Face-aware placement matters: captions over a talking head's mouth read as a mistake. Position above or below the face depending on framing, not on a fixed pixel value.

Color, contrast, and emphasis

Default to white text. Maintain at least 4.5:1 contrast (WCAG AA) against the footage — achieve it with a dark outline, a soft glow, or a semi-opaque panel behind the words so the text stays legible over bright or busy backgrounds. Then emphasize: color a small fraction of the words (key nouns, the punchline, the number) in an accent like blue, green, or yellow. Emphasis draws the eye to the meaningful word and creates a micro pattern-interrupt without redesigning every caption.

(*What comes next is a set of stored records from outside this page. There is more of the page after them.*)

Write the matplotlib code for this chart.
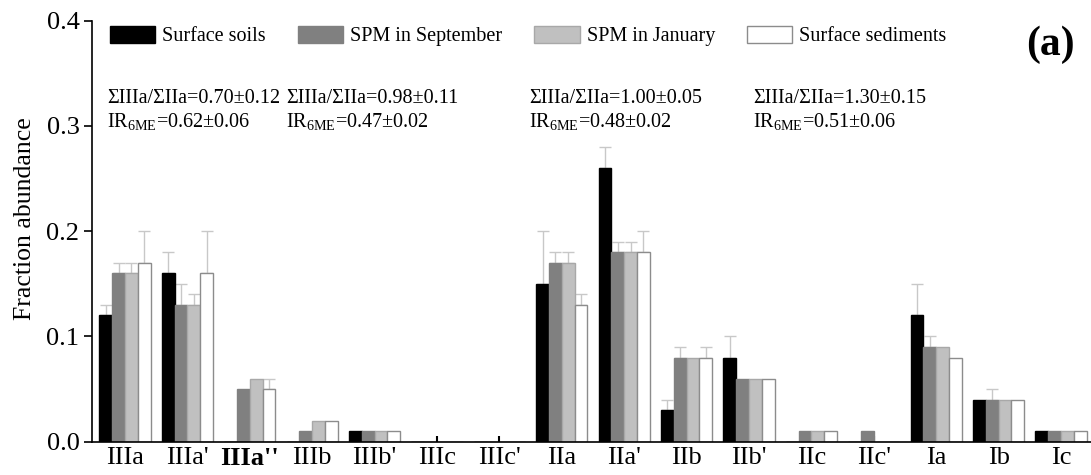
import numpy as np
import matplotlib
matplotlib.use("Agg")
import matplotlib.pyplot as plt
from matplotlib.patches import Patch

plt.rcParams['font.family'] = ['Liberation Serif', 'DejaVu Serif']
plt.rcParams['mathtext.fontset'] = 'custom'
plt.rcParams['mathtext.rm'] = 'Liberation Serif'

# data
categories = ["IIIa", "IIIa'", "IIIa''", "IIIb", "IIIb'", "IIIc", "IIIc'",
              "IIa", "IIa'", "IIb", "IIb'", "IIc", "IIc'", "Ia", "Ib", "Ic"]
series_names = ["Surface soils", "SPM in September", "SPM in January", "Surface sediments"]

soils = [0.12, 0.16, 0.00, 0.00, 0.01, 0.00, 0.00, 0.15, 0.26, 0.03, 0.08, 0.00, 0.00, 0.12, 0.04, 0.01]
spm_sep = [0.16, 0.13, 0.05, 0.01, 0.01, 0.00, 0.00, 0.17, 0.18, 0.08, 0.06, 0.01, 0.01, 0.09, 0.04, 0.01]
spm_jan = [0.16, 0.13, 0.06, 0.02, 0.01, 0.00, 0.00, 0.17, 0.18, 0.08, 0.06, 0.01, 0.00, 0.09, 0.04, 0.01]
sediments = [0.17, 0.16, 0.05, 0.02, 0.01, 0.00, 0.00, 0.13, 0.18, 0.08, 0.06, 0.01, 0.00, 0.08, 0.04, 0.01]

soils_err = [0.01, 0.02, 0, 0, 0, 0, 0, 0.05, 0.02, 0.01, 0.02, 0, 0, 0.03, 0, 0]
spm_sep_err = [0.01, 0.02, 0, 0, 0, 0, 0, 0.01, 0.01, 0.01, 0, 0, 0, 0.01, 0.01, 0]
spm_jan_err = [0.01, 0.01, 0, 0, 0, 0, 0, 0.01, 0.01, 0, 0, 0, 0, 0, 0, 0]
sediments_err = [0.03, 0.04, 0.01, 0, 0, 0, 0, 0.01, 0.02, 0.01, 0, 0, 0, 0, 0, 0]

ratio_texts = ["ΣIIIa/ΣIIa=0.70±0.12", "ΣIIIa/ΣIIa=0.98±0.11",
               "ΣIIIa/ΣIIa=1.00±0.05", "ΣIIIa/ΣIIa=1.30±0.15"]
ir_texts = [r"IR$_{\mathrm{6ME}}$=0.62±0.06", r"IR$_{\mathrm{6ME}}$=0.47±0.02",
            r"IR$_{\mathrm{6ME}}$=0.48±0.02", r"IR$_{\mathrm{6ME}}$=0.51±0.06"]
text_x = [-0.29, 2.58, 6.47, 10.06]

values = [soils, spm_sep, spm_jan, sediments]
errors = [soils_err, spm_sep_err, spm_jan_err, sediments_err]
faces = ["#000000", "#808080", "#c0c0c0", "#ffffff"]
edges = ["#000000", "#808080", "#a8a8a8", "#8c8c8c"]

fig = plt.figure(figsize=(10.91, 4.75), dpi=100)
ax = fig.add_axes([0.0843, 0.0701, 0.9157, 0.8863])

x = np.arange(len(categories))
w = 0.205
for i in range(4):
    pos = x + (i - 1.5) * w
    v = np.array(values[i])
    e = np.array(errors[i])
    ax.bar(pos, v, width=w, color=faces[i], edgecolor=edges[i], linewidth=1.0, zorder=2)
    m = e > 0
    ax.errorbar(pos[m], v[m], yerr=[np.zeros(m.sum()), e[m]], fmt='none',
                ecolor="#c8c8c8", elinewidth=1.0, capsize=4.5, capthick=1.0, zorder=1)

ax.set_xlim(-0.53, 15.48)
ax.set_ylim(0, 0.4)
ax.set_yticks([0.0, 0.1, 0.2, 0.3, 0.4])
ax.set_yticklabels(["0.0", "0.1", "0.2", "0.3", "0.4"])
ax.set_xticks(x)
ax.set_xticklabels(categories)
ax.get_xticklabels()[2].set_fontweight('bold')

ax.spines['top'].set_visible(False)
ax.spines['right'].set_visible(False)
ax.spines['left'].set_linewidth(1.2)
ax.spines['bottom'].set_linewidth(1.2)
ax.tick_params(axis='y', direction='out', length=6, width=1.2, labelsize=19, pad=3)
ax.tick_params(axis='x', direction='in', length=4, width=1.5, labelsize=19, pad=4)
ax.set_ylabel("Fraction abundance", fontsize=18.5)
ax.yaxis.set_label_coords(-0.056, 0.531)

for tx, r, ir in zip(text_x, ratio_texts, ir_texts):
    ax.text(tx, 0.3218, r, fontsize=14.5, ha='left', va='baseline')
    ax.text(tx, 0.298, ir, fontsize=14.5, ha='left', va='baseline')

handles = [Patch(facecolor=faces[i], edgecolor=edges[i], linewidth=1.0) for i in range(4)]
ax.legend(handles, series_names, loc='center left', bbox_to_anchor=(0.018, 0.9637),
          ncol=4, frameon=False, fontsize=14.5, borderpad=0, borderaxespad=0,
          handlelength=2.24, handleheight=0.9, handletextpad=0.35, columnspacing=1.6)

ax.text(0.959, 0.942, "(a)", transform=ax.transAxes, fontsize=30, fontweight='bold',
        ha='center', va='center')

fig.savefig("out.png", dpi=100)
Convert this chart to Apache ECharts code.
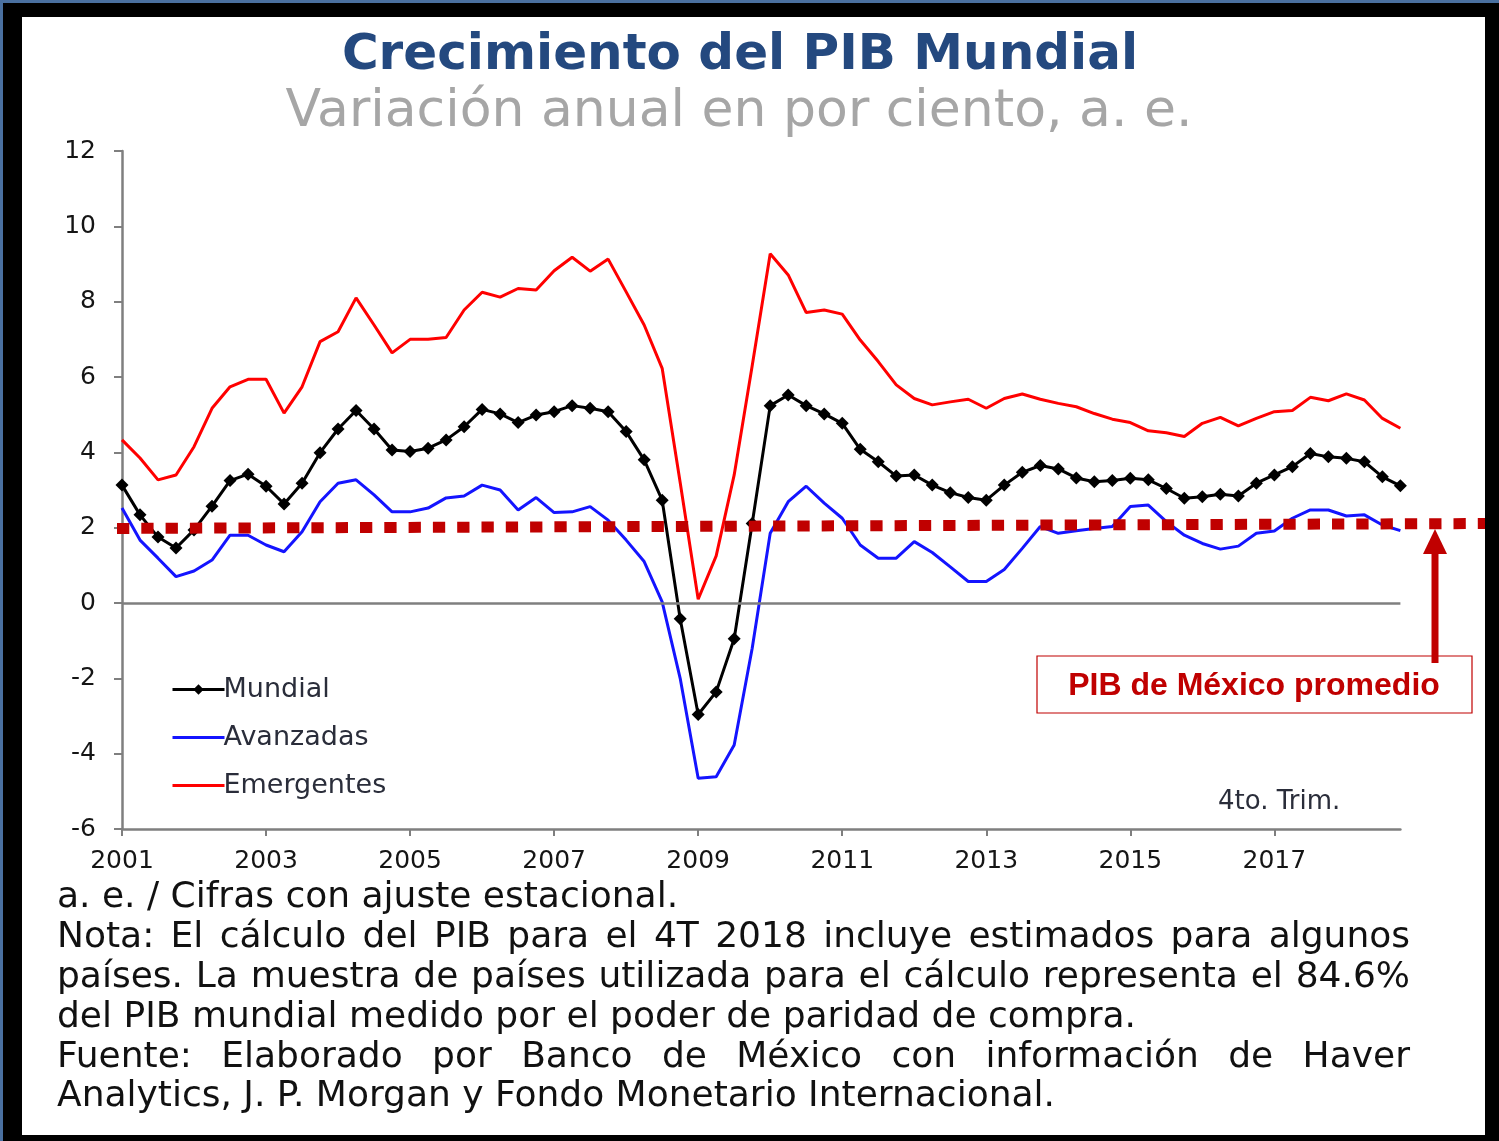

Don't over-color. If every other word is highlighted, nothing is emphasized. A useful rule of thumb is roughly 10-15% of words on the primary accent and a rarer secondary accent on the single biggest word in a clip.

Sync and timing

Captions must be tightly synced to the audio. Lagging or early captions are worse than none — they break the read and lower perceived quality. Word-level timing (each word appears as it's spoken) is the gold standard and is what makes active-word highlighting possible. Practical timing rules:

  • Captions appear from the first spoken word, not after a 2-second delay.
  • Each group stays on screen long enough to read but advances with speech — don't hold a group while the speaker has moved on.
  • Kinetic emphasis (a subtle scale-up or color change on the active word) adds energy, but keep it subtle; aggressive bouncing text is distracting.

The hook card

Separate from the running captions, many top clips open with a hook card: a short headline (the promise of the clip) held on screen for the first 3-4 seconds, often as a large pill or panel. This works in muted autoplay — the viewer reads the promise before any audio registers. Keep it under ~10 words, blunt, and framed as a statement, not a question or clickbait. The hook card and the word-by-word captions together form the dual-caption layout the research repeatedly flags as the strongest sound-off format.

How AI clipping tools handle captions

Modern AI clipping tools transcribe with word-level timestamps and burn styled captions automatically, applying a chosen preset (font, size, position, emphasis colors) across every clip. The quality differences between tools are mostly in transcription accuracy, how natural the emphasis selection is, and whether placement avoids the face and platform UI. For a comparison of how the major tools stack up, see the best AI video clipping tools for 2026 and OpusClip vs Submagic vs Vizard.

Frequently asked questions

Should captions go at the top or bottom of the video?

Upper or center third is the safest default. Platform UI (caption text, action buttons, progress bars) clusters at the bottom and right, so bottom-placed captions often get covered — especially when you cross-post the same file to TikTok, Reels, and Shorts. Keep an 8-12% margin from every edge and avoid covering the speaker's face.

What font is best for short-form video captions?

A bold sans-serif: Montserrat ExtraBold, Bebas Neue, Proxima Nova Bold, or Impact. Weight matters more than the exact typeface — thin or serif fonts lose legibility at small sizes and read as low-effort. Avoid script fonts entirely.

How many words should be on screen at once?

Either 1-3 words in very large text (the high-energy 'Hormozi' style) or 4-7 words per line in medium text for calmer, more readable content. Never display a full sentence at once — dense blocks raise cognitive load and get skipped.

Do captions actually improve views?

Yes. Most social video is watched muted, so captions carry the message for the majority of viewers. Facebook found captions lifted average view time ~12%, and other studies measured higher view counts and brand recall. Captions are a retention tool, not just accessibility.

Should I use the platform's auto-captions or burn them in?

Burn them in. Platform auto-captions are inconsistent across apps, can't be styled, get covered by UI, and vanish when you cross-post. Burned-in captions render identically everywhere and are part of the creative — just make sure the transcript is correct before exporting, since you can't edit them afterward.